### DATA
━━━━━━━━━━━━━━━━

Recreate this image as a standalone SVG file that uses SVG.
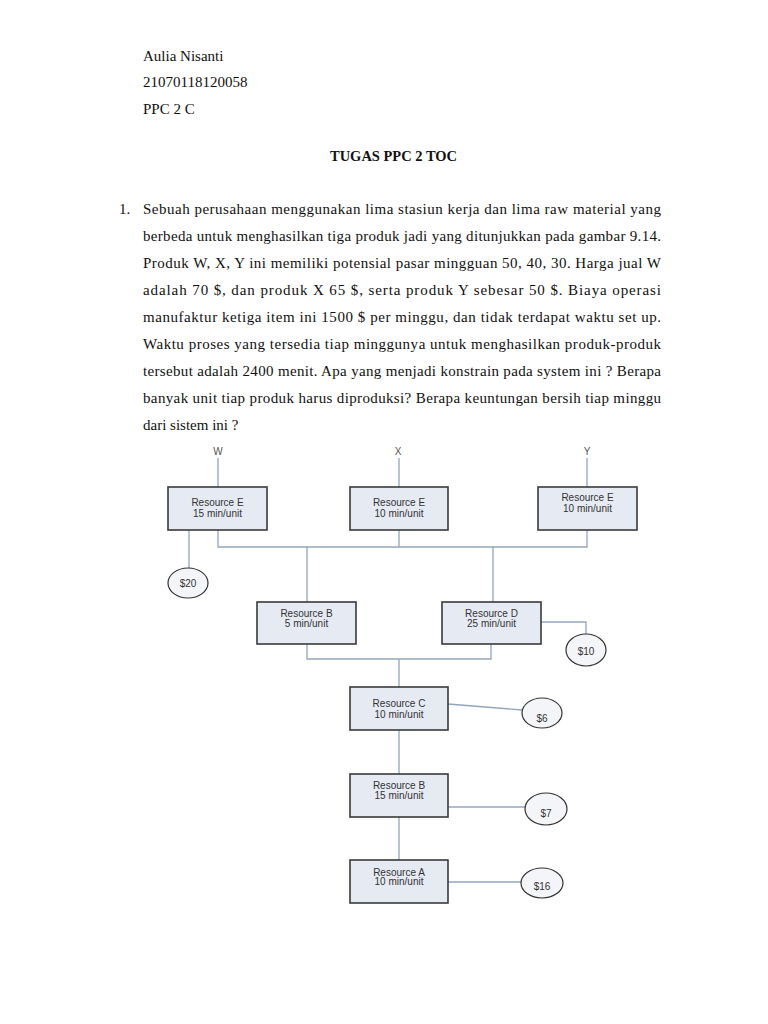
<svg xmlns="http://www.w3.org/2000/svg" width="768" height="1024" viewBox="0 0 768 1024">
<style>
.t{font-family:"Liberation Serif","Times New Roman",serif;font-size:15px;fill:#111}
.h{font-family:"Liberation Serif","Times New Roman",serif;font-size:15px;fill:#111}
.b{font-family:"Liberation Serif","Times New Roman",serif;font-size:14px;font-weight:bold;fill:#111}
.box{fill:#e6eaf3;stroke:#3a3a3a;stroke-width:1.6}
.bl{font-family:"Liberation Sans",Arial,sans-serif;font-size:10px;fill:#333;text-anchor:middle}
.lab{font-family:"Liberation Sans",Arial,sans-serif;font-size:10px;fill:#555;text-anchor:middle}
.cir{fill:#f4f5f8;stroke:#333;stroke-width:1.2}
.ln{fill:none;stroke:#93a6c0;stroke-width:1.3}
</style>
<rect width="768" height="1024" fill="#ffffff"/>
<g id="header">
<text class="h" x="143" y="61">Aulia Nisanti</text>
<text class="h" x="143" y="87">21070118120058</text>
<text class="h" x="143" y="114">PPC 2 C</text>
<text class="b" x="330" y="161" textLength="127" lengthAdjust="spacingAndGlyphs">TUGAS PPC 2 TOC</text>
</g>
<g id="question">
<text class="t" x="119" y="214">1.</text>
<text class="t" x="143" y="214" textLength="518" lengthAdjust="spacing">Sebuah perusahaan menggunakan lima stasiun kerja dan lima raw material yang</text>
<text class="t" x="143" y="241" textLength="518" lengthAdjust="spacing">berbeda untuk menghasilkan tiga produk jadi yang ditunjukkan pada gambar 9.14.</text>
<text class="t" x="143" y="268" textLength="518" lengthAdjust="spacing">Produk W, X, Y ini memiliki potensial pasar mingguan 50, 40, 30. Harga jual W</text>
<text class="t" x="143" y="295" textLength="518" lengthAdjust="spacing">adalah 70 $, dan produk X 65 $, serta produk Y sebesar 50 $. Biaya operasi</text>
<text class="t" x="143" y="322" textLength="518" lengthAdjust="spacing">manufaktur ketiga item ini 1500 $ per minggu, dan tidak terdapat waktu set up.</text>
<text class="t" x="143" y="349" textLength="518" lengthAdjust="spacing">Waktu proses yang tersedia tiap minggunya untuk menghasilkan produk-produk</text>
<text class="t" x="143" y="376" textLength="518" lengthAdjust="spacing">tersebut adalah 2400 menit. Apa yang menjadi konstrain pada system ini ? Berapa</text>
<text class="t" x="143" y="403" textLength="518" lengthAdjust="spacing">banyak unit tiap produk harus diproduksi? Berapa keuntungan bersih tiap minggu</text>
<text class="t" x="143" y="430">dari sistem ini ?</text>
</g>
<g id="connectors">
<path class="ln" d="M218 458V487M399 458V487M587 458V487"/>
<path class="ln" d="M218 530V547H587V530M399 530V547M307 547V602M493 547V602"/>
<path class="ln" d="M189 530V569"/>
<path class="ln" d="M541 622H586V634"/>
<path class="ln" d="M307 644V659H491V644M399 659V687"/>
<path class="ln" d="M448 704L522 710"/>
<path class="ln" d="M399 730V774M399 817V860"/>
<path class="ln" d="M448 807H525"/>
<path class="ln" d="M448 882H521"/>
</g>
<g id="labels">
<text class="lab" x="218" y="455">W</text>
<text class="lab" x="398" y="455">X</text>
<text class="lab" x="587" y="455">Y</text>
</g>
<g id="nodeE1"><rect class="box" x="168" y="487" width="99" height="43"/><text class="bl" x="217.5" y="506">Resource E</text><text class="bl" x="217.5" y="517">15 min/unit</text></g>
<g id="nodeE2"><rect class="box" x="350" y="487" width="98" height="43"/><text class="bl" x="399" y="506">Resource E</text><text class="bl" x="399" y="517">10 min/unit</text></g>
<g id="nodeE3"><rect class="box" x="538" y="487" width="99" height="43"/><text class="bl" x="587.5" y="501">Resource E</text><text class="bl" x="587.5" y="512">10 min/unit</text></g>
<g id="node20"><ellipse class="cir" cx="188" cy="583" rx="20" ry="15"/><text class="bl" x="188" y="587">$20</text></g>
<g id="nodeB5"><rect class="box" x="257" y="602" width="99" height="42"/><text class="bl" x="306.5" y="617">Resource B</text><text class="bl" x="306.5" y="627">5 min/unit</text></g>
<g id="nodeD"><rect class="box" x="442" y="602" width="99" height="42"/><text class="bl" x="491.5" y="617">Resource D</text><text class="bl" x="491.5" y="627">25 min/unit</text></g>
<g id="node10"><ellipse class="cir" cx="586" cy="650" rx="20" ry="16"/><text class="bl" x="586" y="655">$10</text></g>
<g id="nodeC"><rect class="box" x="350" y="687" width="98" height="43"/><text class="bl" x="399" y="707">Resource C</text><text class="bl" x="399" y="718">10 min/unit</text></g>
<g id="node6"><ellipse class="cir" cx="542" cy="713" rx="20" ry="15"/><text class="bl" x="542" y="722">$6</text></g>
<g id="nodeB15"><rect class="box" x="350" y="774" width="98" height="43"/><text class="bl" x="399" y="789">Resource B</text><text class="bl" x="399" y="799">15 min/unit</text></g>
<g id="node7"><ellipse class="cir" cx="546" cy="809" rx="21" ry="16"/><text class="bl" x="546" y="817">$7</text></g>
<g id="nodeA"><rect class="box" x="350" y="860" width="98" height="43"/><text class="bl" x="399" y="876">Resource A</text><text class="bl" x="399" y="885">10 min/unit</text></g>
<g id="node16"><ellipse class="cir" cx="542" cy="883" rx="21" ry="15"/><text class="bl" x="542" y="890">$16</text></g>
</svg>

━━━━━━━━━━━━━━━━

### PROBLEM
Return each line exactly as written. Any picture gets left out.

### WRITTEN RESPONSE
Recreate this image as a standalone SVG file that uses SVG.
<svg xmlns="http://www.w3.org/2000/svg" width="768" height="1024" viewBox="0 0 768 1024">
<style>
.t{font-family:"Liberation Serif","Times New Roman",serif;font-size:15px;fill:#111}
.h{font-family:"Liberation Serif","Times New Roman",serif;font-size:15px;fill:#111}
.b{font-family:"Liberation Serif","Times New Roman",serif;font-size:14px;font-weight:bold;fill:#111}
.box{fill:#e6eaf3;stroke:#3a3a3a;stroke-width:1.6}
.bl{font-family:"Liberation Sans",Arial,sans-serif;font-size:10px;fill:#333;text-anchor:middle}
.lab{font-family:"Liberation Sans",Arial,sans-serif;font-size:10px;fill:#555;text-anchor:middle}
.cir{fill:#f4f5f8;stroke:#333;stroke-width:1.2}
.ln{fill:none;stroke:#93a6c0;stroke-width:1.3}
</style>
<rect width="768" height="1024" fill="#ffffff"/>
<g id="header">
<text class="h" x="143" y="61">Aulia Nisanti</text>
<text class="h" x="143" y="87">21070118120058</text>
<text class="h" x="143" y="114">PPC 2 C</text>
<text class="b" x="330" y="161" textLength="127" lengthAdjust="spacingAndGlyphs">TUGAS PPC 2 TOC</text>
</g>
<g id="question">
<text class="t" x="119" y="214">1.</text>
<text class="t" x="143" y="214" textLength="518" lengthAdjust="spacing">Sebuah perusahaan menggunakan lima stasiun kerja dan lima raw material yang</text>
<text class="t" x="143" y="241" textLength="518" lengthAdjust="spacing">berbeda untuk menghasilkan tiga produk jadi yang ditunjukkan pada gambar 9.14.</text>
<text class="t" x="143" y="268" textLength="518" lengthAdjust="spacing">Produk W, X, Y ini memiliki potensial pasar mingguan 50, 40, 30. Harga jual W</text>
<text class="t" x="143" y="295" textLength="518" lengthAdjust="spacing">adalah 70 $, dan produk X 65 $, serta produk Y sebesar 50 $. Biaya operasi</text>
<text class="t" x="143" y="322" textLength="518" lengthAdjust="spacing">manufaktur ketiga item ini 1500 $ per minggu, dan tidak terdapat waktu set up.</text>
<text class="t" x="143" y="349" textLength="518" lengthAdjust="spacing">Waktu proses yang tersedia tiap minggunya untuk menghasilkan produk-produk</text>
<text class="t" x="143" y="376" textLength="518" lengthAdjust="spacing">tersebut adalah 2400 menit. Apa yang menjadi konstrain pada system ini ? Berapa</text>
<text class="t" x="143" y="403" textLength="518" lengthAdjust="spacing">banyak unit tiap produk harus diproduksi? Berapa keuntungan bersih tiap minggu</text>
<text class="t" x="143" y="430">dari sistem ini ?</text>
</g>
<g id="connectors">
<path class="ln" d="M218 458V487M399 458V487M587 458V487"/>
<path class="ln" d="M218 530V547H587V530M399 530V547M307 547V602M493 547V602"/>
<path class="ln" d="M189 530V569"/>
<path class="ln" d="M541 622H586V634"/>
<path class="ln" d="M307 644V659H491V644M399 659V687"/>
<path class="ln" d="M448 704L522 710"/>
<path class="ln" d="M399 730V774M399 817V860"/>
<path class="ln" d="M448 807H525"/>
<path class="ln" d="M448 882H521"/>
</g>
<g id="labels">
<text class="lab" x="218" y="455">W</text>
<text class="lab" x="398" y="455">X</text>
<text class="lab" x="587" y="455">Y</text>
</g>
<g id="nodeE1"><rect class="box" x="168" y="487" width="99" height="43"/><text class="bl" x="217.5" y="506">Resource E</text><text class="bl" x="217.5" y="517">15 min/unit</text></g>
<g id="nodeE2"><rect class="box" x="350" y="487" width="98" height="43"/><text class="bl" x="399" y="506">Resource E</text><text class="bl" x="399" y="517">10 min/unit</text></g>
<g id="nodeE3"><rect class="box" x="538" y="487" width="99" height="43"/><text class="bl" x="587.5" y="501">Resource E</text><text class="bl" x="587.5" y="512">10 min/unit</text></g>
<g id="node20"><ellipse class="cir" cx="188" cy="583" rx="20" ry="15"/><text class="bl" x="188" y="587">$20</text></g>
<g id="nodeB5"><rect class="box" x="257" y="602" width="99" height="42"/><text class="bl" x="306.5" y="617">Resource B</text><text class="bl" x="306.5" y="627">5 min/unit</text></g>
<g id="nodeD"><rect class="box" x="442" y="602" width="99" height="42"/><text class="bl" x="491.5" y="617">Resource D</text><text class="bl" x="491.5" y="627">25 min/unit</text></g>
<g id="node10"><ellipse class="cir" cx="586" cy="650" rx="20" ry="16"/><text class="bl" x="586" y="655">$10</text></g>
<g id="nodeC"><rect class="box" x="350" y="687" width="98" height="43"/><text class="bl" x="399" y="707">Resource C</text><text class="bl" x="399" y="718">10 min/unit</text></g>
<g id="node6"><ellipse class="cir" cx="542" cy="713" rx="20" ry="15"/><text class="bl" x="542" y="722">$6</text></g>
<g id="nodeB15"><rect class="box" x="350" y="774" width="98" height="43"/><text class="bl" x="399" y="789">Resource B</text><text class="bl" x="399" y="799">15 min/unit</text></g>
<g id="node7"><ellipse class="cir" cx="546" cy="809" rx="21" ry="16"/><text class="bl" x="546" y="817">$7</text></g>
<g id="nodeA"><rect class="box" x="350" y="860" width="98" height="43"/><text class="bl" x="399" y="876">Resource A</text><text class="bl" x="399" y="885">10 min/unit</text></g>
<g id="node16"><ellipse class="cir" cx="542" cy="883" rx="21" ry="15"/><text class="bl" x="542" y="890">$16</text></g>
</svg>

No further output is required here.